According to Oracle’s Dave Donatelli, Executive Vice President of the company’s Cloud Business Group, “If you’re in the infrastructure business the Cloud has fundamentally changed the industry”. “… any hardware vendor without a successful public Cloud business will face significant business challenges.” Traditional incumbents must figure out the Cloud Computing issue to survive under the disruptive technology. But what is the exact impact of Cloud on traditional hardware and software industry?

  • The Cloud is slowly overtaking B2C software products (e.g. Microsoft Office) and hardware products (e.g. USB) by moving services to cloud platform online, which changes the whole business model of the entire software and hardware industry.
  • In B2B service, The Cloud decreases demands of servers and storage infrastructure in 2 ways: 
  1. Decreasing corporates’ hardware upgrading demand by freeing their existing hardware from complicated operations.
  2. Decreasing corporates’ hardware initial investment by lowering capability uncertainty.
  • The Cloud changes the critical attributes of hardware in the market to fit the new cloud trend. For example, cloud service providers seek scalable, stable and cost-efficient hardware that provides cloud service better, instead of high-end hardware that fits traditional infrastructure. Also, corporates and individuals tend not to need large capability but thinner hardware that provides good internet connection.
  • The disruption can be explained by 3 reasons:
  1. The traditional industry is newly easy to enter since the cloud technology and concept changes the industry business model by shifting services from offline to cloud platform online.
  2. The traditional markets are attractive to attack since some incumbents subsidise other unprofitable sectors with profits from software industry such as Microsoft.
  3. It is difficult for the traditional industry to defend the new cloud trend because of large sunk costs, legacy system and lock-in customer base.
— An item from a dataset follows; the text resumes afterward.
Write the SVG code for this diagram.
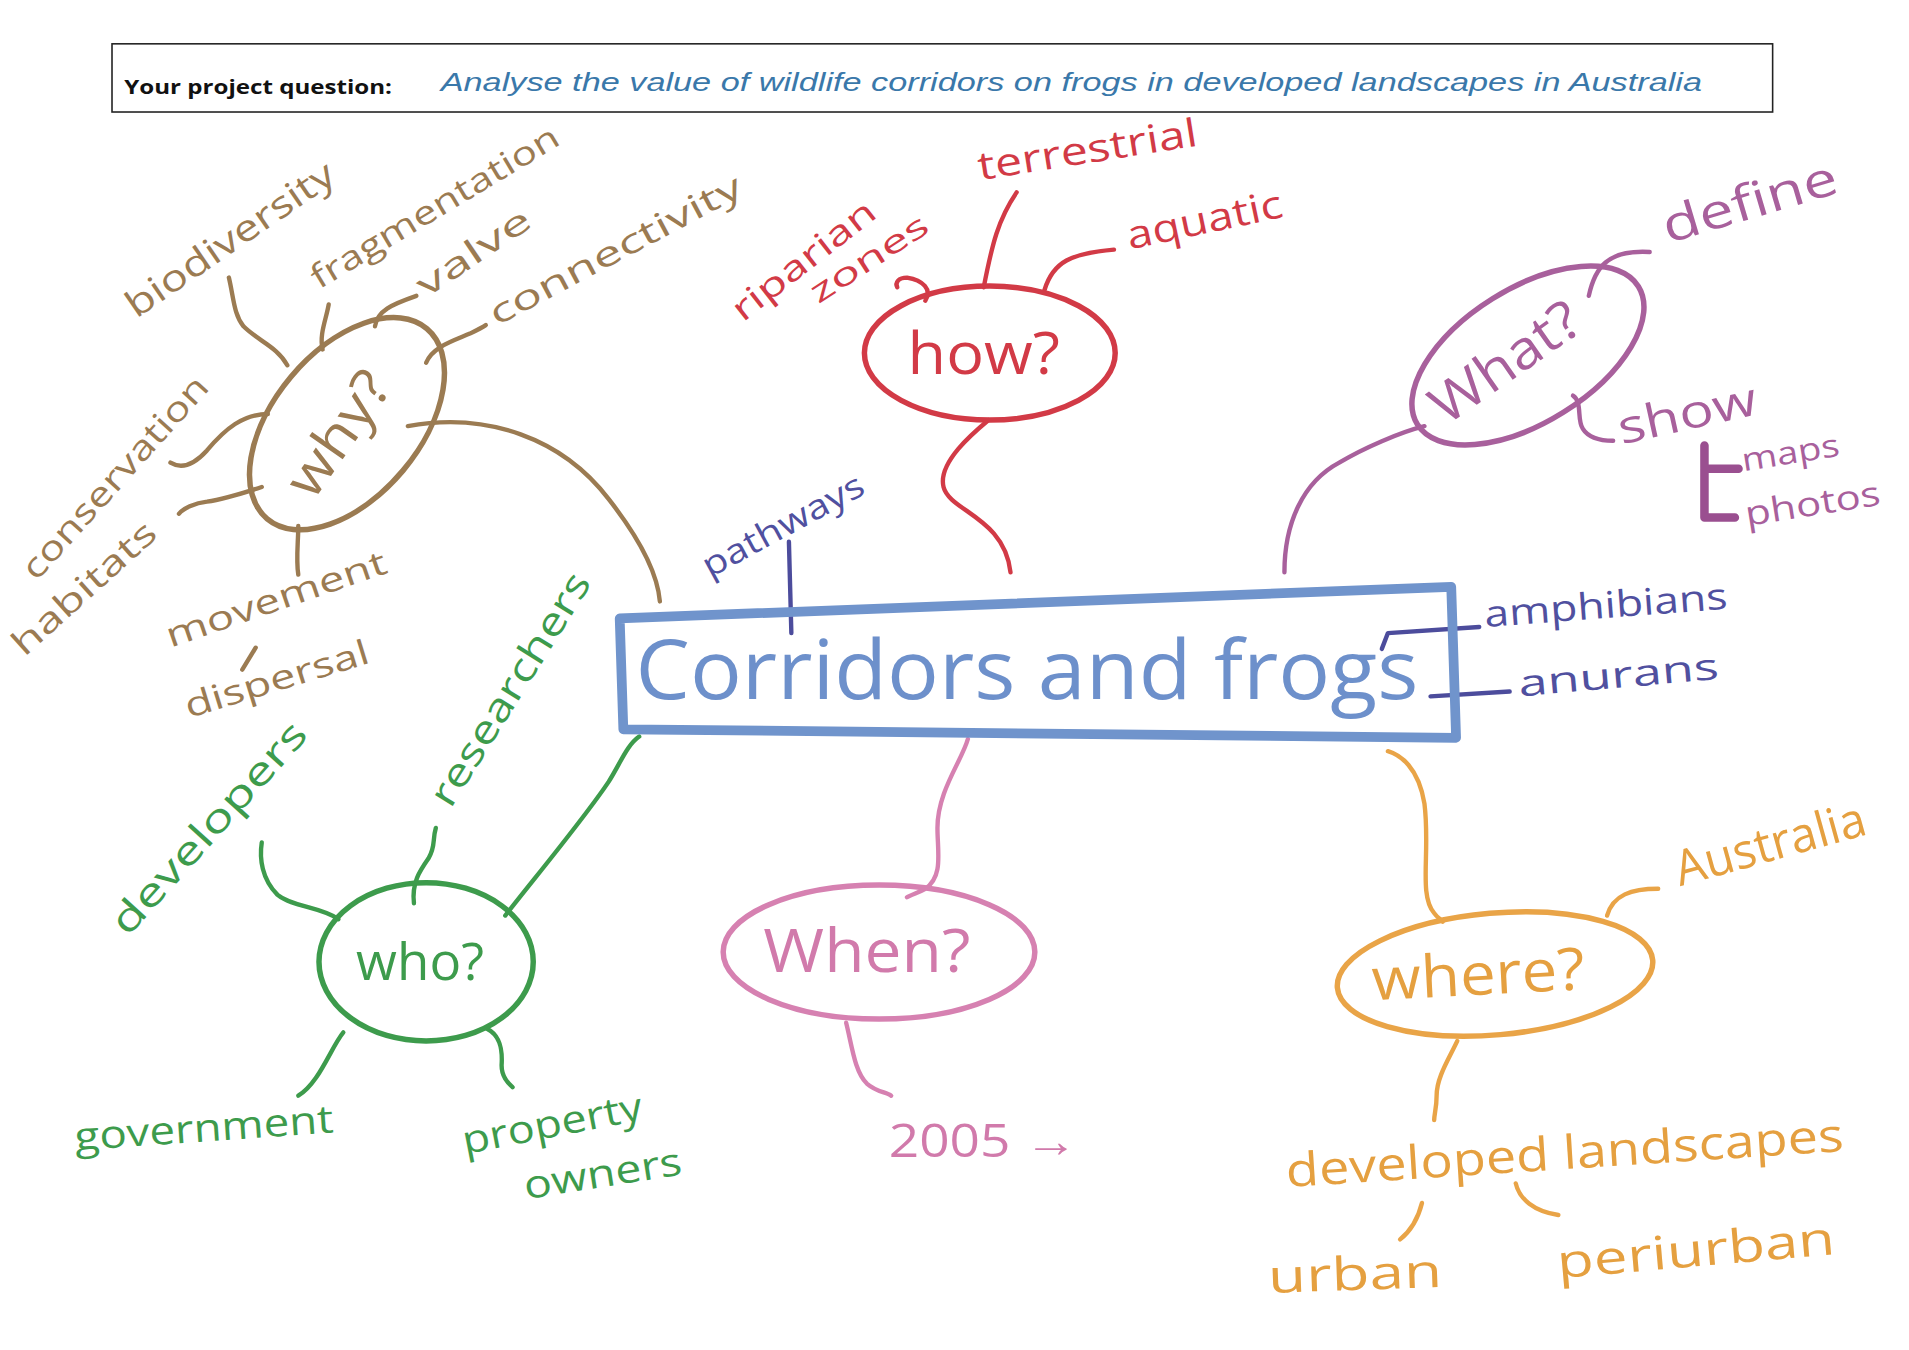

The future of the Cloud entails possible changes to software products and IT structures. Network requirements (depending on the size and growth of the firm) will be rapidly matched by the Cloud Computing model counterpart. This will help firms scale up their IT infrastructure. Firms may use multiple Cloud services to not be stuck with one provider, however, this will require additional IT training for the respective Cloud platforms. Lastly, the Cloud has some concerns for security, and therefore in-house technology and Cloud usage must find its balance.